LINCOLN, Neb. — Jan. 11, 2016 — Some Nebraska soybean growers will have the option to plant soybean varieties that produce a functionally improved oil for food applications and increase demand for their crop. The United Soybean Board recently announced that high oleic soybeans will be accepted by AGP in Hastings next fall. Farmers in the Hastings area who grow high oleic soybeans in 2016 will receive a premium for that crop.
Oil derived from high oleic soybeans is free of trans fats and performs better in frying and baking. Cooking oil produced from other varieties of soybeans requires partial hydrogenation, which creates trans fats. The U.S. Food and Drug Administration (FDA) recently declared a ban on partially hydrogenated oil that will be implemented over the next three years. As health concerns over trans fats have increased, soybean oil’s share of the cooking oil market has declined. Oil derived from high oleic soybeans contains no trans fats, is naturally more stable at high temperatures and has a longer shelf life.
Soybean grower Gregg Fujan of Weston, Nebraska, is a director on the United Soybean Board. He has worked on a plan to increase U.S. production of high oleic soybeans. “The soybean industry has lost a huge share of the cooking oil market,” said Fujan. “We hope to regain that market share through the growth of high oleic soybeans.”

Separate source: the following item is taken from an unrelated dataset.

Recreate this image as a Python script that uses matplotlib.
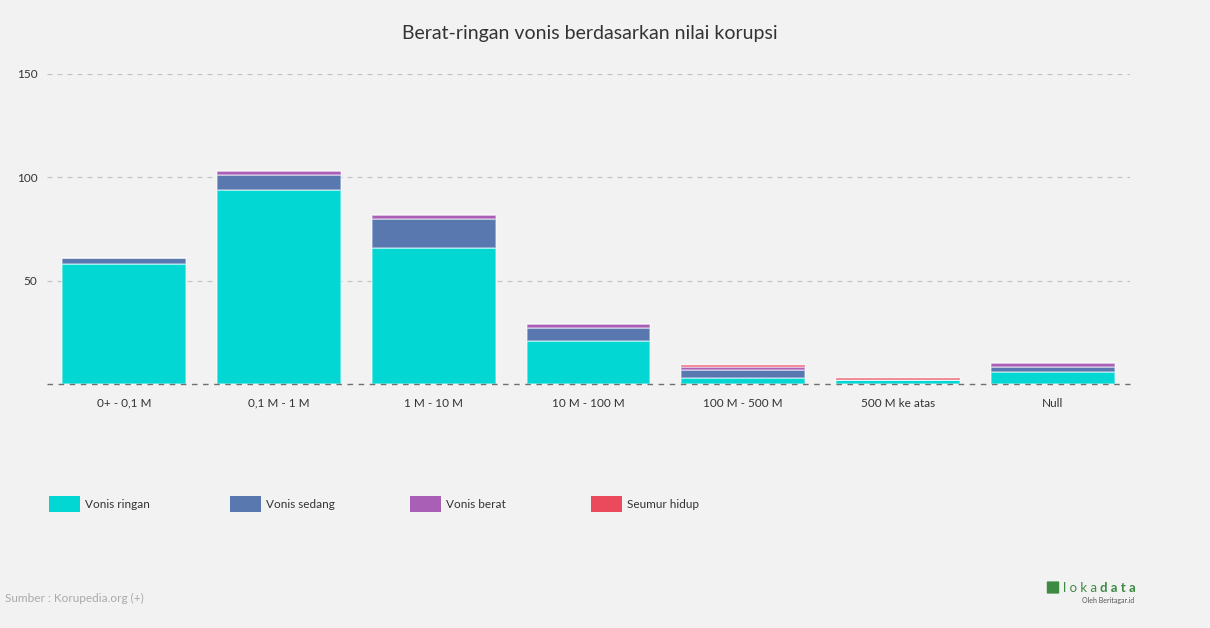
import matplotlib.pyplot as plt
from matplotlib.patches import Rectangle, FancyBboxPatch
import numpy as np

plt.rcParams['font.family'] = ['Lato', 'DejaVu Sans']

categories = ["0+ - 0,1 M", "0,1 M - 1 M", "1 M - 10 M", "10 M - 100 M",
              "100 M - 500 M", "500 M ke atas", "Null"]
series_names = ["Vonis ringan", "Vonis sedang", "Vonis berat", "Seumur hidup"]
ringan = [58, 94, 66, 21, 3, 2, 6]
sedang = [3, 7, 14, 6, 4, 0, 2]
berat = [0, 2, 2, 2, 1, 0, 2]
seumur = [0, 0, 0, 0, 1, 1, 0]
colors = ["#03d7d3", "#5a78b0", "#a95fb5", "#ea4a5c"]
yticks = [0, 50, 100, 150]

bg = "#f2f2f2"
fig = plt.figure(figsize=(12.1, 6.28), dpi=100, facecolor=bg)
W, H = 1210, 628
ax = fig.add_axes([47 / W, 1 - 384 / H, (1130 - 47) / W, (384 - 74) / H])
ax.set_facecolor(bg)

x = np.arange(len(categories))
bottom = np.zeros(len(categories))
for vals, col in zip([ringan, sedang, berat, seumur], colors):
    v = np.array(vals, dtype=float)
    ax.bar(x, v, width=0.8, bottom=bottom, color=col,
           edgecolor=(1, 1, 1, 0.45), linewidth=1.2, zorder=3)
    bottom += v

ax.set_xlim(-0.5, len(categories) - 0.5)
ax.set_ylim(0, 150)
ax.set_yticks(yticks)
ax.set_yticklabels(["", "50", "100", "150"])
for y in yticks[1:]:
    ax.axhline(y, color="#c4c4c4", linestyle=(0, (4, 4)), linewidth=0.9, zorder=1)
ax.axhline(0, color="#707070", linestyle=(0, (4, 4)), linewidth=1.0, zorder=4,
           clip_on=False)

for s in ax.spines.values():
    s.set_visible(False)
ax.tick_params(axis="y", length=0, pad=7, labelsize=8.5, labelcolor="#333333")
ax.tick_params(axis="x", length=0, pad=10, labelsize=8.5, labelcolor="#333333")
ax.set_xticks(x)
ax.set_xticklabels(categories)

fig.text(590 / W, 1 - 33 / H, "Berat-ringan vonis berdasarkan nilai korupsi",
         ha="center", va="center", fontsize=14, color="#333333")

# legend
leg_x = [49, 230, 410, 591]
for lx, name, col in zip(leg_x, series_names, colors):
    fig.patches.append(Rectangle((lx / W, 1 - 512 / H), 31 / W, 16 / H,
                                 transform=fig.transFigure, facecolor=col,
                                 edgecolor="none"))
    fig.text((lx + 36) / W, 1 - 504 / H, name, ha="left", va="center",
             fontsize=8.5, color="#333333")

fig.text(5 / W, 1 - 598 / H, "Sumber : Korupedia.org (+)", ha="left",
         va="center", fontsize=8.5, color="#aaaaaa")

# logo
fig.patches.append(FancyBboxPatch((1048 / W, 1 - 593 / H), 10 / W, 11 / H,
                                  boxstyle="round,pad=0.001",
                                  transform=fig.transFigure,
                                  facecolor="#3d8a43", edgecolor="none"))
fig.text(1097 / W, 1 - 588 / H, "l o k a", ha="right", va="center",
         fontsize=9.5, color="#3d8a43")
fig.text(1100 / W, 1 - 588 / H, "d a t a", ha="left", va="center",
         fontsize=9.5, color="#3d8a43", fontweight="bold")
fig.text(1134 / W, 1 - 600 / H, "Oleh Beritagar.id", ha="right", va="center",
         fontsize=5, color="#555555")

fig.savefig("out.png", dpi=100, facecolor=bg)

Research at the University of Nebraska–Lincoln funded by the Nebraska Soybean Board has permitted extensive testing of high oleic soybeans. UNL professor Tom Clemente first conducted research with high oleic soybeans in the late 1990s. Clemente says high oleic soybean oil contains significantly more oleic acid, mirroring olive oil, with reduced polyunsaturated fatty acids. The result is oil with high oxidative stability, which translates to increased shelf life.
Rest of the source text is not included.